Dave Thompson of AllMusic retrospectively described the album as "simultaneously the most joyously raucous, loud and singalong album in the entire Slade catalog, and the single most detestable record they ever made". He added that the album is "so buoyant and boisterous that even hermits could play it and believe they're having fun", but questioned whether it could be considered "a proper Slade album". In 2010, Classic Rock felt the album should be "avoided", stating, "This turkey was very much a nadir for Slade.
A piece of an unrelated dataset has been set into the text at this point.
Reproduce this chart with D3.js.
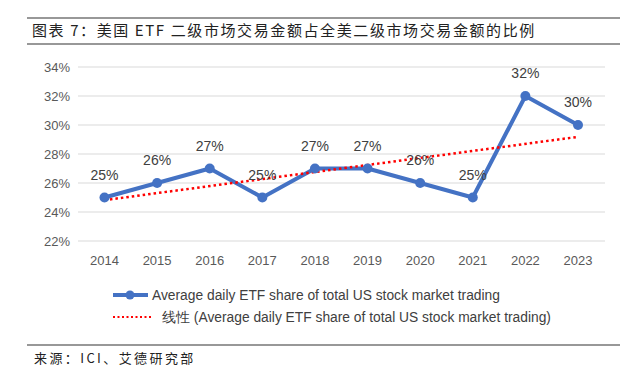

The combination of re-recorded hits and festive fare achieved its commercial goal, but the album's very existence slammed the credibility of HMS Slade amidships like some unforgiving German torpedo."

Professional ratings
Review scores
| Source | Rating |
| AllMusic |  |
| Kerrang! |  |

==Personnel==
- Slade
- Noddy Holder – lead vocals, rhythm guitar
- Dave Hill – lead guitar, backing vocals
- Jim Lea – bass, keyboards, backing vocals, producer
- Don Powell – drums

- Additional credits
- John Punter – producer (tracks 6, 9, 12–13)
- Victor Herman – bagpipes on "Auld Lang Syne" (uncredited)
- Dave Garland – engineer

==Charts==
===Original release===

| Chart (1985) | Peak position |
|---|---|
| UK Albums (OCC) | 34 |

===Reissue "Slade's Crazee Christmas"===

| Chart (2001) | Peak position |
|---|---|
| UK Budget Albums Chart | 31 |

| Chart (2002) | Peak position |
|---|---|
| UK Budget Albums Chart | 23 |

| Chart (2003) | Peak position |
|---|---|
| UK Budget Albums Chart | 21 |

| Chart (2005) | Peak position |
|---|---|
| UK Budget Albums Chart | 37 |

===Reissue "Crackers: The Christmas Party Album"===

| Chart (2022) | Peak position |
|---|---|
| Official Albums Sales Chart | 92 |

| Chart (2022) | Peak position |
|---|---|
| Official Physical Albums Chart | 85 |

| Chart (2022) | Peak position |
|---|---|
| Official Independent Albums Chart | 39 |

==Certifications==

| Region | Certification | Certified units/sales |
| United Kingdom (BPI) | Gold | 100,000^{^} |
^{^} Shipments figures based on certification alone.